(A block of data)
____________
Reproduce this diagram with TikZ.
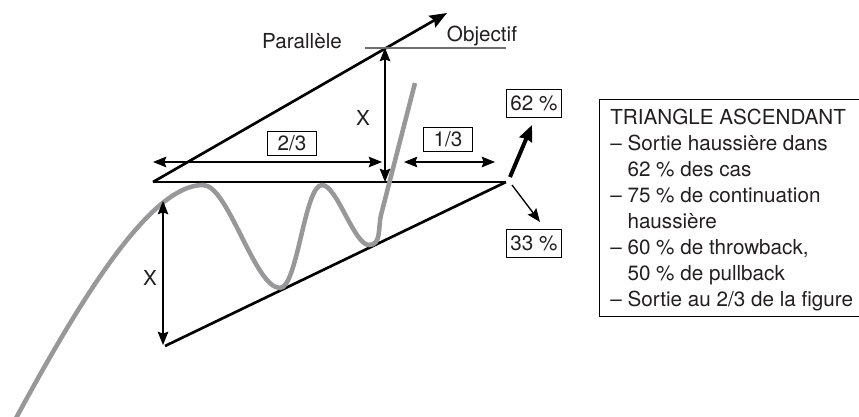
\documentclass[tikz,border=0pt]{standalone}
\usepackage{fontspec}
\setmainfont{TeX Gyre Heros}
\usetikzlibrary{arrows.meta}
\definecolor{pricegray}{RGB}{152,152,155}
\definecolor{targetgray}{RGB}{110,110,110}
\definecolor{ink}{RGB}{35,31,32}

\begin{document}
\begin{tikzpicture}[x=0.75pt,y=-0.75pt,
    font=\fontsize{15.5}{19.5}\selectfont,text=ink,
    >={Stealth[length=10pt,width=8pt,inset=1.5pt]},
    trend/.style={line width=2pt},
    dimline/.style={<->,line width=0.8pt},
    ratio/.style={draw,line width=0.7pt,inner sep=0pt,minimum width=36.75pt,minimum height=18pt},
    pct/.style={draw,line width=0.7pt,inner sep=0pt,minimum width=41.25pt,minimum height=21pt}]
  \useasboundingbox (0,0) rectangle (859,417);
  \clip (0,0) rectangle (859,417);

  % triangle
  \coordinate (L) at (153,182);
  \coordinate (R) at (506,182);
  \coordinate (S) at (165,346);
  \coordinate (P) at (447,13);
  \draw[trend] (L) -- (R);
  \draw[trend] (S) -- (R);
  \draw[trend,-{Stealth[length=13pt,width=10pt,inset=2pt]}] (L) -- (P);

  % price
  \draw[pricegray,line width=3.4pt] (15,420) .. controls (80,300) and (150,185) .. (203,185)
    to[out=0,in=180,looseness=0.5] (280,288)
    to[out=0,in=180,looseness=0.4] (322,185)
    to[out=0,in=180,looseness=0.5] (369,245)
    to[out=0,in=256] (381,215) -- (415,83);

  % objective
  \coordinate (T) at (385,48);
  \coordinate (B) at (385,182);
  \coordinate (O1) at (365,48);
  \coordinate (O2) at (506,48);
  \coordinate (XT) at (163,201);
  \coordinate (XB) at (163,345);
  \coordinate (A1) at (153,162);
  \coordinate (A2) at (382,162);
  \coordinate (A3) at (404,162);
  \coordinate (A4) at (495,162);
  \draw[targetgray,line width=0.8pt] (O1) -- (O2);
  \draw[dimline] (T) -- (B);
  \draw[dimline] (XT) -- (XB);
  \draw[dimline] (A1) -- (A2);
  \draw[dimline] (A3) -- (A4);

  \node (par) at (302,41) {Parallèle};
  \node (obj) at (482,36) {Objectif};
  \node (xup) at (363,118) {X};
  \node (xlow) at (150,278) {X};
  \node[ratio] (twothirds) at (292,143) {2/3};
  \node[ratio] (onethird) at (448,139) {1/3};
  \node[pct] (up) at (534,103) {62 \%};
  \node[pct] (down) at (534,243) {33 \%};

  % breakout
  \coordinate (Ru) at (510,177);
  \coordinate (Rd) at (512,185);
  \coordinate (uptip) at (532,125);
  \coordinate (dntip) at (540,222);
  \draw[line width=3pt,-{Stealth[length=12pt,width=10pt,inset=1pt]}] (Ru) -- (uptip);
  \draw[->,line width=1pt] (Rd) -- (dntip);

  % summary
  \draw[line width=0.7pt] (599,99) rectangle (880,316);
  \node[anchor=north west,align=left,inner sep=0pt] (info) at (610,109) {%
    TRIANGLE ASCENDANT\\
    – Sortie haussière dans\\
    \phantom{– }62 \% des cas\\
    – 75 \% de continuation\\
    \phantom{– }haussière\\
    – 60 \% de throwback,\\
    \phantom{– }50 \% de pullback\\
    – Sortie au 2/3 de la figure};
\end{tikzpicture}
\end{document}
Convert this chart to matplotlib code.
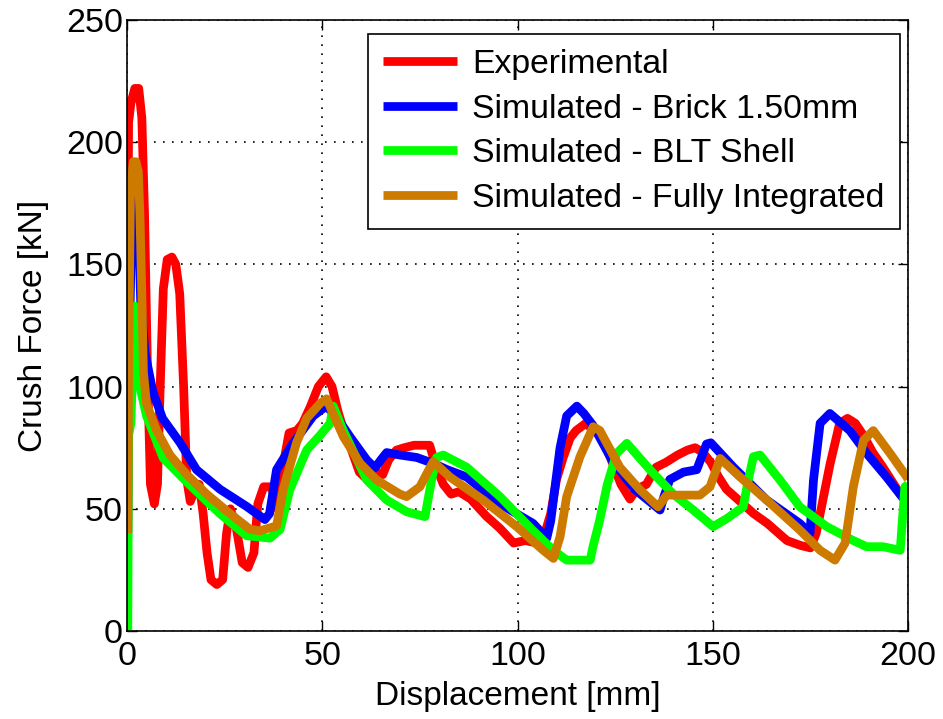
import numpy as np
import matplotlib
matplotlib.use('Agg')
import matplotlib.pyplot as plt

plt.rcParams['font.family'] = ['Liberation Sans', 'DejaVu Sans']

# Experimental
exp_x = [0.1, 0.4, 1.0, 2.0, 3.0, 3.8, 4.5, 5.2, 6.0, 7.0, 7.8, 8.5, 9.3, 10.3, 11.5, 12.5,
         13.5, 14.5, 15.3, 16.2, 17.5, 18.5, 19.5, 20.5, 21.5, 23.0, 24.5, 25.5, 26.5, 28.0,
         29.5, 31.0, 32.5, 33.5, 35.0, 37.0, 38.5, 40.0, 41.5, 43.5, 45.0, 47.0, 49.0, 51.0,
         52.5, 54.0, 55.5, 57.5, 59.5, 61.5, 63.5, 65.5, 67.0, 69.0, 71.0, 73.5, 76.0, 77.5,
         79.0, 81.0, 83.0, 85.0, 88.0, 92.0, 95.5, 99.0, 102.0, 105.0, 107.0, 108.5, 110.0,
         111.7, 113.5, 115.0, 117.5, 119.5, 121.5, 124.0, 126.5, 128.8, 130.5, 133.0, 135.5,
         138.0, 141.0, 143.5, 145.5, 147.5, 149.5, 151.5, 153.5, 157.0, 160.5, 164.0, 169.0,
         172.5, 175.0, 176.5, 177.5, 180.0, 182.5, 184.5, 186.5, 188.6, 191.0, 193.6, 196.0,
         198.0, 200.0]
exp_y = [100, 208, 216, 222, 222, 210, 170, 110, 60, 52, 60, 100, 140, 152, 153, 150,
         138, 100, 62, 53, 58, 60, 48, 32, 21, 19, 21, 40, 50, 42,
         28, 26, 32, 52, 59, 59, 50, 68, 81, 82, 85, 92, 100, 104,
         100, 90, 82, 74, 65, 62, 65, 64, 70, 74, 75, 76, 76, 76,
         68, 60, 56, 57, 54, 47, 42, 36, 37, 36, 40, 48, 62,
         71, 79, 82, 85, 82, 80, 70, 60, 54, 58, 60, 67,
         69, 72, 74, 75, 73, 69, 63, 58, 53, 48, 44, 37,
         35, 34, 40, 48, 68, 85, 87, 85, 80, 73, 67, 61,
         56, 53]

# Simulated - Brick 1.50mm
brick_x = [0.2, 0.5, 1.2, 2.0, 2.8, 3.5, 4.6, 6.6, 9.1, 13.6, 17.8, 23.8, 30.6, 35.3, 36.5,
           38.3, 42.6, 47.7, 51.0, 53.5, 57.1, 61.4, 63.5, 65.0, 66.5, 69.9, 74.2, 78.4,
           82.0, 87.0, 95.5, 104.0, 107.5, 108.5, 110.9, 112.6, 115.2, 117.0, 119.4, 124.5,
           130.0, 136.5, 137.5, 139.0, 142.5, 145.9, 148.4, 149.5, 155.3, 163.8, 172.3,
           174.9, 175.8, 177.5, 180.0, 185.1, 189.4, 194.5, 198.4, 200]
brick_y = [40, 110, 165, 185, 175, 135, 114, 98, 87, 77, 66, 58, 51, 45.6, 48,
           66, 77, 88, 92, 88, 79.5, 70, 66.7, 70, 73, 72, 71, 68.6,
           66, 63, 52, 44, 38, 45, 75, 88, 92, 89, 84, 69,
           58, 49.5, 55, 62, 65, 66, 76.5, 77, 67, 53.6, 44,
           40, 61.8, 85, 89, 82, 72.7, 63, 55, 52]

# Simulated - BLT Shell
blt_x = [0.2, 0.4, 1.0, 1.5, 2.0, 2.5, 3.3, 5.0, 9.3, 15.3, 23.8, 30.6, 36.6, 39.2, 41.7,
         46.0, 49.4, 52.0, 52.8, 55.4, 61.4, 66.5, 71.6, 76.3, 78.0, 79.3, 81.0, 87.0, 95.5,
         104.0, 109.2, 112.6, 118.6, 119.4, 121.0, 123.0, 125.4, 128.0, 133.9, 139.9, 145.0,
         150.1, 153.6, 157.8, 159.1, 160.4, 162.1, 167.2, 172.3, 179.2, 186.0, 189.4, 193.6,
         198.0, 199.2, 200]
blt_y = [0, 80, 85, 110, 133, 117.5, 100, 88, 70.7, 61, 48, 39, 38, 41.6, 57.8,
         74, 80, 85, 92, 82, 61.8, 53.6, 48.8, 46.8, 61.8, 71, 72, 67, 55,
         41, 33, 29, 29, 35, 45, 60, 72.7, 76.8, 66, 56, 49.5,
         42.7, 46, 50.8, 61.8, 71.3, 72, 61.8, 50.8, 42.7, 37, 34.5, 34.5,
         33, 59, 60]

# Simulated - Fully Integrated
full_x = [0.2, 0.4, 0.9, 1.6, 2.3, 2.9, 3.3, 3.8, 4.2, 5.0, 7.6, 11.0, 15.3, 20.4, 26.4, 31.5,
          34.0, 38.3, 40.0, 43.4, 46.0, 49.4, 51.1, 55.4, 59.7, 63.9, 69.9, 71.6, 75.0, 78.4,
          82.7, 91.2, 99.8, 106.6, 109.2, 110.9, 112.6, 116.0, 119.4, 121.1, 126.2, 131.4,
          136.0, 138.2, 146.7, 149.3, 151.9, 157.0, 163.8, 172.3, 177.5, 181.3, 183.9, 186.0,
          188.6, 191.1, 195.4, 199.7, 200]
full_y = [40, 110, 180, 192, 192, 188, 171, 138, 106, 93, 82, 72, 64, 56, 48, 41.6,
          41, 43, 58, 77, 87, 93, 95, 79.5, 68.6, 61.8, 56, 55, 59, 69.3,
          63, 53.6, 42.7, 33, 29.7, 38.6, 55, 71.3, 83.6, 82, 67, 57.7,
          50.8, 55.6, 55.6, 59, 70.6, 63, 53.6, 41.3, 33, 29, 36, 59,
          78, 82, 72.7, 63, 62]

labels = ['Experimental', 'Simulated - Brick 1.50mm', 'Simulated - BLT Shell',
          'Simulated - Fully Integrated']
colors = ['#ff0000', '#0000ff', '#00ff00', '#cc7a00']

fig = plt.figure(figsize=(9.43, 7.19), dpi=100)
ax = fig.add_axes([127 / 943, 88 / 719, 781 / 943, 611 / 719])

series = [(exp_x, exp_y), (brick_x, brick_y), (blt_x, blt_y), (full_x, full_y)]
for (xs, ys), lab, c in zip(series, labels, colors):
    ax.plot(xs, ys, color=c, lw=6.3, label=lab, solid_capstyle='butt')

ax.set_xlim(0, 200)
ax.set_ylim(0, 250)
ax.set_xticks([0, 50, 100, 150, 200])
ax.set_yticks([0, 50, 100, 150, 200, 250])
ax.grid(True, color='black', linestyle=(0, (1, 4.4)), linewidth=1.2)
ax.tick_params(direction='in', top=True, right=True, length=7, width=1,
               labelsize=24.5)
ax.tick_params(axis='y', pad=3)
ax.tick_params(axis='x', pad=7)
for s in ax.spines.values():
    s.set_linewidth(1.2)

ax.set_xlabel('Displacement [mm]', fontsize=24, labelpad=7)
ax.set_ylabel('Crush Force [kN]', fontsize=24, labelpad=12)

leg = ax.legend(loc='upper right', bbox_to_anchor=((900 - 127) / 781, (631 - 34) / 611),
                borderaxespad=0, fontsize=24.3, fancybox=False, edgecolor='black',
                framealpha=1, handlelength=2.2, handletextpad=0.45, labelspacing=0.4,
                borderpad=0.45)
leg.get_frame().set_linewidth(1.2)

fig.savefig('out.png', dpi=100)
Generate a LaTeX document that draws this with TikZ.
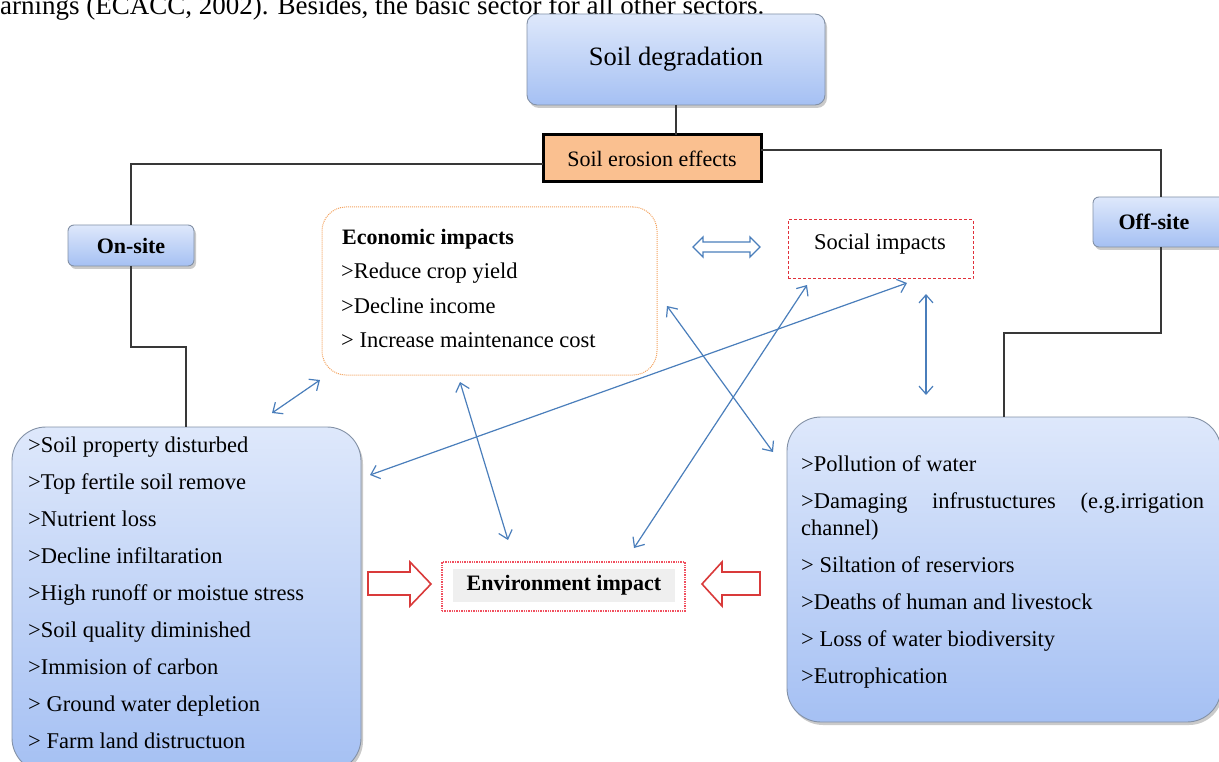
\documentclass[tikz,border=0pt]{standalone}
\usepackage{fontspec}
\setmainfont{Liberation Serif}
\usetikzlibrary{arrows.meta,shadows,calc}
\definecolor{btop}{HTML}{DEE8FB}
\definecolor{bbot}{HTML}{A5C0F3}
\definecolor{bborder}{HTML}{8391A6}
\definecolor{peach}{HTML}{FAC090}
\definecolor{conn}{HTML}{383838}
\definecolor{orangeb}{HTML}{F4A460}
\definecolor{redb}{HTML}{E0303A}
\definecolor{pinkb}{HTML}{F0505F}
\definecolor{arrblue}{HTML}{4A7EBB}
\definecolor{hollowred}{HTML}{D93A3A}
\definecolor{hl}{HTML}{EFEFEF}
\begin{document}
\begin{tikzpicture}[x=1pt,y=-1pt,
  bluebox/.style={draw=bborder, line width=0.9pt, top color=btop, bottom color=bbot,
    drop shadow={shadow xshift=2pt, shadow yshift=-3pt, opacity=0.35, fill=black!60},
    inner sep=0pt, outer sep=0pt},
  erobox/.style={draw=black, line width=3pt, fill=peach, inner sep=0pt, outer sep=0pt},
  econbox/.style={draw=orangeb, line width=1pt, densely dotted, rounded corners=24pt, fill=white, inner sep=0pt},
  socbox/.style={draw=redb, line width=1pt, dash pattern=on 3pt off 2pt, inner sep=0pt},
  envbox/.style={draw=pinkb, line width=1.4pt, densely dotted, inner sep=0pt},
  link/.style={draw=conn, line width=1.6pt},
  barrow/.style={draw=arrblue, line width=1.2pt,
    arrows={Straight Barb[length=8pt,width=14pt]-Straight Barb[length=8pt,width=14pt]}},
  bodytext/.style={font=\fontsize{22.5}{26}\selectfont, inner sep=0pt, anchor=base west},
  hollowred/.style={draw=hollowred, line width=1.6pt, fill=white, line join=miter},
  hollowblue/.style={draw=arrblue, line width=1.3pt, fill=white, line join=miter}
]
\useasboundingbox (0,0) rectangle (1219,762);
\clip (0,0) rectangle (1219,762);

% header text (top cut off, as in the reference)
\node[font=\fontsize{27}{30}\selectfont, inner sep=0pt, anchor=base west] (hdr) at (0,15)
  {arnings (ECACC, 2002). Besides, the basic sector for all other sectors.};

% main boxes
\node[bluebox, rounded corners=10pt, minimum width=298pt, minimum height=91pt,
  font=\fontsize{26.5}{30}\selectfont] (sd) at (676,59.5) {Soil degradation};
\node[erobox, minimum width=218pt, minimum height=47pt,
  font=\fontsize{22}{26}\selectfont] (ee) at (652,158.5) {Soil erosion effects};
\node[bluebox, rounded corners=6pt, minimum width=126pt, minimum height=41pt,
  font=\fontsize{22}{26}\selectfont\bfseries] (onsite) at (131,245.5) {On-site};
\node[bluebox, rounded corners=6pt, minimum width=136pt, minimum height=50pt,
  font=\fontsize{22}{26}\selectfont\bfseries] (offsite) at (1161,222) {\hspace*{-14pt}Off-site};

% connectors (tree)
\coordinate (lk) at (186,347);
\coordinate (rk) at (1004,333);
\draw[link] (sd.south) -- (sd.south |- ee.north);
\draw[link] ([yshift=-5.5pt]ee.west) -| (onsite.north);
\draw[link] ([yshift=8.5pt]ee.east) -| (offsite.north);

% left and right boxes
\node[bluebox, rounded corners=34pt, minimum width=349pt, minimum height=345pt, anchor=north west] (lbox) at (12,427) {};
\node[bluebox, rounded corners=34pt, minimum width=434pt, minimum height=305pt, anchor=north west] (rbox) at (787,417) {};
\draw[link] (onsite.south) |- (lk) -- (lk |- lbox.north);
\draw[link] (offsite.south) |- (rk) -- (rk |- rbox.north);

% economic box
\node[econbox, minimum width=335pt, minimum height=168pt] (econ) at (489.5,291) {};
\node[bodytext, font=\fontsize{22}{26}\selectfont\bfseries] (e0) at (342,245) {Economic impacts};
\node[bodytext] (e1) at (341,279) {>Reduce crop yield};
\node[bodytext] (e2) at (341,313) {>Decline income};
\node[bodytext] (e3) at (341,347) {> Increase maintenance cost};

% social box
\node[socbox, minimum width=185pt, minimum height=59pt] (soc) at (880.5,249.5) {};
\node[bodytext, anchor=base] (soct) at (880,250) {Social impacts};

% environment box
\node[envbox, minimum width=243pt, minimum height=49pt] (env) at (563.5,586.5) {};
\node[fill=hl, minimum width=222pt, minimum height=33pt, inner sep=0pt,
  font=\fontsize{22}{26}\selectfont\bfseries] (envt) at (564,585.5) {Environment impact};

% left box text
\foreach \t [count=\i] in {{>Soil property disturbed},{>Top fertile soil remove},{>Nutrient loss},
  {>Decline infiltaration},{>High runoff or moistue stress},{>Soil quality diminished},
  {>Immision of carbon},{> Ground water depletion},{> Farm land distructuon}}
  \node[bodytext] (l\i) at (28,{452+37*(\i-1)}) {\t};

% right box text
\node[bodytext] (r1) at (801,471) {>Pollution of water};
\node[bodytext] (r2) at (801,508) {\makebox[403pt][s]{>Damaging infrustuctures (e.g.irrigation}};
\node[bodytext] (r2b) at (801,535) {channel)};
\node[bodytext] (r3) at (801,572) {> Siltation of reserviors};
\node[bodytext] (r4) at (801,609) {>Deaths of human and livestock};
\node[bodytext] (r5) at (801,646) {> Loss of water biodiversity};
\node[bodytext] (r6) at (801,683) {>Eutrophication};

% hollow double arrow between economic and social
\draw[hollowblue] (693,247) -- (703,237) -- (703,242) -- (750,242) -- (750,237) -- (760,247)
  -- (750,257) -- (750,252) -- (703,252) -- (703,257) -- cycle;

% red hollow arrows pointing at environment impact
\draw[hollowred] (368,572) -- (410,572) -- (410,562) -- (431,584) -- (410,606) -- (410,595) -- (368,595) -- cycle;
\draw[hollowred] (760,572) -- (722,572) -- (722,562) -- (702,584) -- (722,606) -- (722,595) -- (760,595) -- cycle;

% blue double-headed arrows
\coordinate (a1s) at (272,413); \coordinate (a1e) at (320,380);
\coordinate (a2s) at (370,475); \coordinate (a2e) at (907,283);
\coordinate (a3s) at (460,382); \coordinate (a3e) at (508,540);
\coordinate (a4s) at (667,306); \coordinate (a4e) at (773,452);
\coordinate (a5s) at (807,285); \coordinate (a5e) at (634,548);
\coordinate (a6s) at (926,294); \coordinate (a6e) at (926,395);
\draw[barrow] (a1s) -- (a1e);
\draw[barrow] (a2s) -- (a2e);
\draw[barrow] (a3s) -- (a3e);
\draw[barrow] (a4s) -- (a4e);
\draw[barrow] (a5s) -- (a5e);
\draw[barrow] (a6s) -- (a6e);
\end{tikzpicture}
\end{document}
____________
Brief | Among the records above, locate the line containing "Convert this chart to matplotlib code." and the line containing "plt.rcParams['font.family'] = ['Liberation", then transcribe exactly the lines starting at the first and ending at the second, with no pictures.

The completed task |
Convert this chart to matplotlib code.
import numpy as np
import matplotlib
matplotlib.use('Agg')
import matplotlib.pyplot as plt

plt.rcParams['font.family'] = ['Liberation Sans', 'DejaVu Sans']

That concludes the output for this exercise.